Tom falls in love with a young woman, Isabel, and despite his initial reservations, marries her and brings her to Janus Rock. To begin with, they are blissfully happy, alone with each other in a place nearly a day's journey from the coast. After several years, things are more strained. Isabel has miscarried twice, and two weeks after her third pregnancy ended in stillbirth, she first believes herself to be hallucinating, when she hears a baby's cries on the island. A small boat, with a dead man and a living baby, has washed up on shore. Tom, always meticulous in his record keeping, wants to report the findings to the authorities right away. Isabel begs him to wait, just a day, so she can spend some time with the baby. Against all his better judgement, Tom agrees, and he's then persuaded by his desperate grieving wife that they should just bury the dead man, and claim the baby as their own, naming her Lucy. No one knows that Isabel miscarried, they can just pass off the foundling child as their own.
Being on lighthouse duty means the couple only get holiday on shore every three years. Little Lucy is already two years old by the time the Sherbournes return to the mainland, and discover the truth about where their baby really came from. There is a grieving young woman in town, wondering about the fate of her husband and nearly newborn child, lost at sea so long ago. Her wealthy father has promised a fortune in reward for anyone who can give information. Can the Sherbournes continue their deception in the face of someone else's obvious grief?

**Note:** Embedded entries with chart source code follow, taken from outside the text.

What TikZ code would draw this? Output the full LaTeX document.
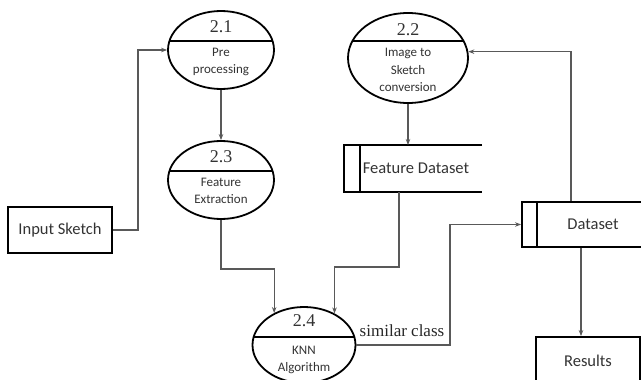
\documentclass[tikz,border=0pt]{standalone}
\usepackage{fontspec}
\setmainfont{Carlito}
\newfontfamily\numfont{Liberation Serif}
\usetikzlibrary{shapes.geometric,arrows.meta}

\begin{document}
\begin{tikzpicture}[x=1pt,y=-1pt,
  proc/.style={ellipse,draw=black,line width=1.8pt,inner sep=0pt},
  box/.style={rectangle,draw=black,line width=1.8pt,inner sep=0pt,
    text=black!80,font=\fontsize{16.5}{20}\selectfont},
  edge/.style={draw=black,line width=1.6pt},
  flow/.style={draw=black!65,line width=1.1pt,-{Stealth[length=6pt,width=4.5pt]}},
  num/.style={inner sep=0pt,text=black!80,font=\numfont\fontsize{18}{20}\selectfont},
  ptext/.style={inner sep=0pt,align=center,text=black!80,font=\fontsize{13}{17.5}\selectfont},
  lbl/.style={inner sep=0pt,text=black!85,font=\numfont\fontsize{17}{20}\selectfont}]
\useasboundingbox (0,0) rectangle (641,380);
\clip (0,0) rectangle (641,380);

% processes
\node[proc,minimum width=106pt,minimum height=78pt] (p21) at (221,50) {};
\node[proc,minimum width=120pt,minimum height=90pt] (p22) at (408,58) {};
\node[proc,minimum width=106pt,minimum height=78pt] (p23) at (221,180) {};
\node[proc,minimum width=103pt,minimum height=76pt] (p24) at (304,345) {};

% dividing lines inside the processes
\begin{scope}
  \clip (p21.center) ellipse [x radius=53pt, y radius=39pt];
  \draw[edge] (150,41) -- (300,41);
\end{scope}
\begin{scope}
  \clip (p22.center) ellipse [x radius=60pt, y radius=45pt];
  \draw[edge] (330,41) -- (490,41);
\end{scope}
\begin{scope}
  \clip (p23.center) ellipse [x radius=53pt, y radius=39pt];
  \draw[edge] (150,171) -- (300,171);
\end{scope}
\begin{scope}
  \clip (p24.center) ellipse [x radius=51.5pt, y radius=38pt];
  \draw[edge] (240,337) -- (370,337);
\end{scope}

% process labels
\node[num] (n21) at (221,27) {2.1};
\node[ptext] (t21) at (221,62) {Pre\\processing};
\node[num] (n22) at (408,30) {2.2};
\node[ptext] (t22) at (408,70) {Image to\\Sketch\\conversion};
\node[num] (n23) at (221,157) {2.3};
\node[ptext] (t23) at (221,191) {Feature\\Extraction};
\node[num] (n24) at (304,321) {2.4};
\node[ptext] (t24) at (304,360) {KNN\\Algorithm};

% external entities
\node[box,minimum width=104pt,minimum height=46pt] (inp) at (60,230) {Input Sketch};
\node[box,minimum width=104pt,minimum height=48pt] (res) at (588,361) {Results};

% data stores
\node[inner sep=0pt,outer sep=0pt,minimum width=138pt,minimum height=47pt] (fd) at (413,168.5) {};
\draw[edge] (fd.north east) -- (fd.north west) -- (fd.south west) -- (fd.south east);
\draw[edge] ([xshift=16pt]fd.north west) -- ([xshift=16pt]fd.south west);
\node[inner sep=0pt,text=black!80,font=\fontsize{16.5}{20}\selectfont] (fdt) at (416,168) {Feature Dataset};

\node[box,minimum width=142pt,minimum height=45pt] (ds) at (593,224.5) {Dataset};
\draw[edge] ([xshift=16pt]ds.north west) -- ([xshift=16pt]ds.south west);

% data flows
\coordinate (c1) at (138,0);
\draw[flow] (inp.east) -- (inp.east -| c1) -- (c1 |- p21.west) -- (p21.west);
\draw[flow] (p21.south) -- (p23.north);
\coordinate (c2) at (571,0);
\draw[flow] (ds.north -| c2) -- (c2 |- p22.6) -- (p22.6);
\draw[flow] (p22.south) -- (p22.south |- fd.north);
\coordinate (c3) at (0,269);
\draw[flow] (p23.south) -- (p23.south |- c3) -- (p24.133 |- c3) -- (p24.133);
\coordinate (c4) at (399,267);
\draw[flow] (c4 |- fd.south) -- (c4) -- (c4 -| p24.46) -- (p24.46);
\coordinate (c5) at (450,0);
\draw[flow] (p24.east) -- (p24.east -| c5) -- (c5 |- ds.west) -- (ds.west);
\node[lbl] (sc) at (402,331) {similar class};
\coordinate (c6) at (581,0);
\draw[flow] (c6 |- ds.south) -- (c6 |- res.north);
\end{tikzpicture}
\end{document}
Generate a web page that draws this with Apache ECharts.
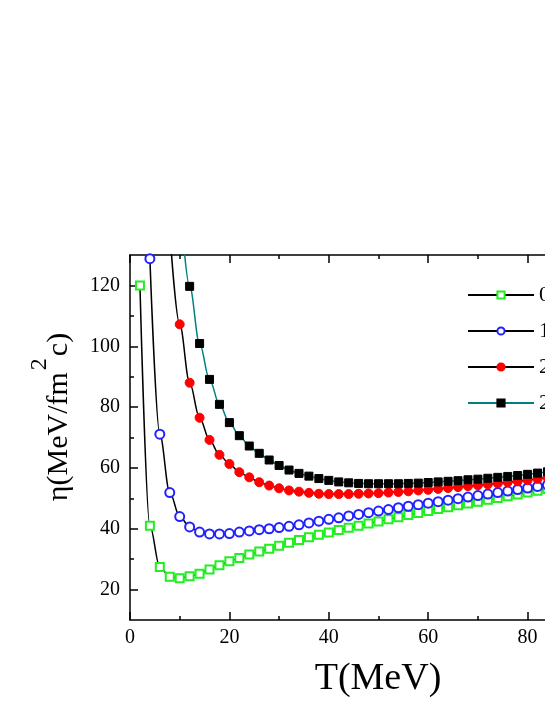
<!DOCTYPE html>
<html><head><meta charset="utf-8">
<script src="https://cdn.jsdelivr.net/npm/echarts@6/dist/echarts.min.js"></script>
<style>html,body{margin:0;padding:0;background:#fff}#c{width:545px;height:705px}</style>
</head><body><div id="c"></div>
<script>
const T = [2,4,6,8,10,12,14,16,18,20,22,24,26,28,30,32,34,36,38,40,42,44,46,48,50,52,54,56,58,60,62,64,66,68,70,72,74,76,78,80,82,84,86];
const green = [120,41,27.4,24.2,23.7,24.4,25.2,26.6,28,29.3,30.4,31.5,32.5,33.4,34.4,35.4,36.3,37.2,38,38.8,39.6,40.3,41,41.7,42.4,43.1,43.8,44.5,45.2,45.8,46.5,47.1,47.7,48.3,48.9,49.5,50.1,50.7,51.3,51.9,52.5,53.1,53.7];
const blue = [null,128.8,71.1,51.9,44,40.6,38.9,38.3,38.3,38.4,38.9,39.3,39.7,40,40.4,40.8,41.3,41.9,42.5,43.1,43.6,44.2,44.7,45.3,45.8,46.3,46.9,47.4,47.9,48.4,48.9,49.4,49.9,50.4,50.9,51.4,51.9,52.4,52.9,53.4,53.9,54.4,54.9];
const red = [null,null,null,138,107.2,88,76.5,69.2,64.3,61.3,58.6,56.9,55.3,54.2,53.3,52.6,52.2,51.8,51.5,51.4,51.4,51.4,51.5,51.6,51.7,51.9,52.1,52.3,52.6,52.8,53.1,53.4,53.7,54,54.3,54.6,54.9,55.3,55.6,56,56.4,56.8,57.2];
const black = [null,null,null,null,150,119.7,100.9,89.1,80.9,74.9,70.6,67.2,64.8,62.6,60.8,59.3,58.2,57.3,56.5,55.9,55.4,55.1,54.9,54.8,54.8,54.8,54.8,54.9,55,55.2,55.4,55.6,55.8,56.1,56.3,56.6,56.9,57.2,57.5,57.9,58.3,58.7,59.1];
const names = ['0.5 fm','1.0 fm','2.0 fm','2.5 fm'];
const yMajor = [20,40,60,80,100,120];
const yMinor = [30,50,70,90,110];

const F = 'Liberation Serif, Times New Roman, serif';
const pairs = arr => T.map((t,i)=>[t,arr[i]]).filter(p=>p[1]!==null);
const chart = echarts.init(document.getElementById('c'), null, {renderer:'canvas'});
const axisLineStyle = {color:'#000', width:1.5};
const xBase = {
  type:'value', min:0, max:100, interval:20,
  axisLine:{show:true, onZero:false, lineStyle:axisLineStyle},
  axisTick:{show:true, inside:true, length:8, lineStyle:axisLineStyle},
  minorTick:{show:true, splitNumber:2, length:4, lineStyle:axisLineStyle},
  splitLine:{show:false}, minorSplitLine:{show:false}
};
function mkSeries(name, arr, symbol, color, lineColor, size){
  return {
    name, type:'line', data:pairs(arr), symbol, symbolSize:size,
    showAllSymbol:true, smooth:0.35, smoothMonotone:'x', clip:true,
    lineStyle:{color:lineColor, width:1.5},
    itemStyle:{color:color, borderColor:color, borderWidth:1},
    emphasis:{disabled:true}, z: 3
  };
}
chart.setOption({
  animation:false,
  backgroundColor:'#fff',
  grid:{left:130, top:255, width:497, height:365, containLabel:false, outerBoundsMode:'none'},
  xAxis:[
    Object.assign({}, xBase, {position:'bottom', axisLabel:{show:true, fontFamily:F, fontSize:20, color:'#000', margin:8}}),
    Object.assign({}, xBase, {position:'top', axisLabel:{show:false}})
  ],
  yAxis:[
    {type:'value', min:10, max:130, interval:10, position:'left',
     axisLine:{show:true, onZero:false, lineStyle:axisLineStyle},
     axisTick:{show:true, inside:true, length:8, customValues:yMajor, lineStyle:axisLineStyle},
     axisLabel:{show:true, customValues:yMajor, fontFamily:F, fontSize:20, color:'#000', margin:10},
     splitLine:{show:false}},
    {type:'value', min:10, max:130, interval:10, position:'left', offset:0,
     axisLine:{show:false},
     axisTick:{show:true, inside:true, length:4, customValues:yMinor, lineStyle:axisLineStyle},
     axisLabel:{show:false},
     splitLine:{show:false}}
  ],
  legend:{
    orient:'vertical', left:467, top:284, padding:0, itemWidth:66, itemHeight:9, itemGap:14,
    textStyle:{fontFamily:F, fontSize:22, color:'#000'},
    data:names, selectedMode:false
  },
  series:[
    mkSeries(names[0], green, 'emptyRect', '#22ee22', '#000', 8),
    mkSeries(names[1], blue, 'emptyCircle', '#2222ff', '#000', 9),
    mkSeries(names[2], red, 'circle', '#ff0000', '#000', 9),
    mkSeries(names[3], black, 'rect', '#000000', '#008080', 8)
  ],
  graphic:[
    {type:'text', x:51, y:417, rotation:Math.PI/2, z:10,
     style:{text:'{a|η(MeV/fm}{s|2}{a|c)}', align:'center', verticalAlign:'middle',
       rich:{a:{fontFamily:F, fontSize:30, fill:'#000', verticalAlign:'bottom'},
             s:{fontFamily:F, fontSize:24, fill:'#000', verticalAlign:'bottom', padding:[0,2,22,2]}}}},
    {type:'text', x:378, y:679, z:10,
     style:{text:'T(MeV)', fontFamily:F, fontSize:38, fill:'#000', align:'center', verticalAlign:'middle'}}
  ]
});
</script></body></html>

I am not the first person to read and love this book. I'm not even the first Cannonballer. It's currently got over ten thousand 5 star reviews on Goodreads and over fifteen thousand 4 star reviews. It also won the Goodreads Choice Award for Best Historical Fiction last year. So it seemed like a pretty obvious choice to pick as my first "Read a book everyone else has read" for my Book Bingo card. The fact that I can also use it for my Monthly Keyword challenge, my A to Z challenge AND my historical fiction challenge, was just a bonus. Frankly, with the amount of reading challenges I'm doing at the moment, it's rare that the books don't at least qualify for at least three different ones.
Enough about my crazy need to make my reading more competitive - what was so awesome about this book? Was it the heart-breaking subject matter? Was it the lyrical writing that was so beautiful you just want to stop and read it out loud? Was it the interesting and slightly unusual setting and time period? Was it the skillful way the story was unfolded, making it nearly impossible to put the book down because you just had to read one more page, one more chapter? Was it the wonderfully rendered and extremely complex protagonists, who you just wanted to hug and comfort, at the same time as you often wanted to shake them until their teeth rattled? Was it the great cast of supporting characters, who again didn't feel like characters in a book, but real live people who you just had the fortune to be experiencing on the page? Unsurprisingly, it was all of these things. The fact that this is Stedman's first novel fills me with awe and admiration and bitter jealous rage all at once. I can't wait to see what she writes next. Do yourself a favour and read this book. You are unlikely to regret it.
Stopping by from the Historical Fiction Challenge to say yes- I agree- this is an incredibly beautiful book!